What is needed:
Write out the material again exactly, please, and omit the pictures.

------------

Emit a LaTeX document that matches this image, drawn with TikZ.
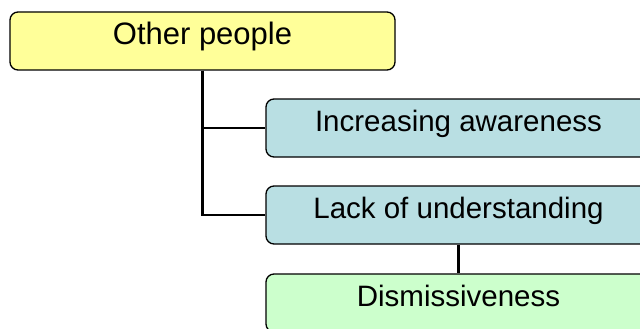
\documentclass[tikz,border=0pt]{standalone}
\usepackage{fontspec}
\setmainfont{Liberation Sans}
\definecolor{boxyellow}{HTML}{FFFF99}
\definecolor{boxblue}{HTML}{B9DFE3}
\definecolor{boxgreen}{HTML}{CCFFCC}
\tikzset{
  tbox/.style={draw=black, line width=1.3pt, rounded corners=8pt, minimum width=385pt, minimum height=58pt,
    inner sep=0pt, text height=27pt, text depth=20pt, font=\fontsize{29.5pt}{32pt}\selectfont},
  conn/.style={draw=black, line width=2.2pt}
}
\begin{document}
\begin{tikzpicture}[x=1pt,y=-1pt]
\useasboundingbox (0,0) rectangle (640,329);
\clip (0,0) rectangle (640,329);
\node[tbox, fill=boxyellow] (other) at (202.5,41) {\fontsize{31pt}{33pt}\selectfont Other people};
\node[tbox, fill=boxblue] (inc) at (458.5,128) {Increasing awareness};
\node[tbox, fill=boxblue] (lack) at (458.5,215) {Lack of understanding};
\node[tbox, fill=boxgreen] (dism) at (458.5,303) {Dismissiveness};
\draw[conn] (other.south) |- (inc.west);
\draw[conn] (other.south) |- (lack.west);
\draw[conn] (lack.south) -- (dism.north);
\end{tikzpicture}
\end{document}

------------

Answer for this exercise:
Emit a LaTeX document that matches this image, drawn with TikZ.
\documentclass[tikz,border=0pt]{standalone}
\usepackage{fontspec}
\setmainfont{Liberation Sans}
\definecolor{boxyellow}{HTML}{FFFF99}
\definecolor{boxblue}{HTML}{B9DFE3}
\definecolor{boxgreen}{HTML}{CCFFCC}
\tikzset{
  tbox/.style={draw=black, line width=1.3pt, rounded corners=8pt, minimum width=385pt, minimum height=58pt,
    inner sep=0pt, text height=27pt, text depth=20pt, font=\fontsize{29.5pt}{32pt}\selectfont},
  conn/.style={draw=black, line width=2.2pt}
}
\begin{document}
\begin{tikzpicture}[x=1pt,y=-1pt]
\useasboundingbox (0,0) rectangle (640,329);
\clip (0,0) rectangle (640,329);
\node[tbox, fill=boxyellow] (other) at (202.5,41) {\fontsize{31pt}{33pt}\selectfont Other people};
\node[tbox, fill=boxblue] (inc) at (458.5,128) {Increasing awareness};
\node[tbox, fill=boxblue] (lack) at (458.5,215) {Lack of understanding};
\node[tbox, fill=boxgreen] (dism) at (458.5,303) {Dismissiveness};
\draw[conn] (other.south) |- (inc.west);
\draw[conn] (other.south) |- (lack.west);
\draw[conn] (lack.south) -- (dism.north);
\end{tikzpicture}
\end{document}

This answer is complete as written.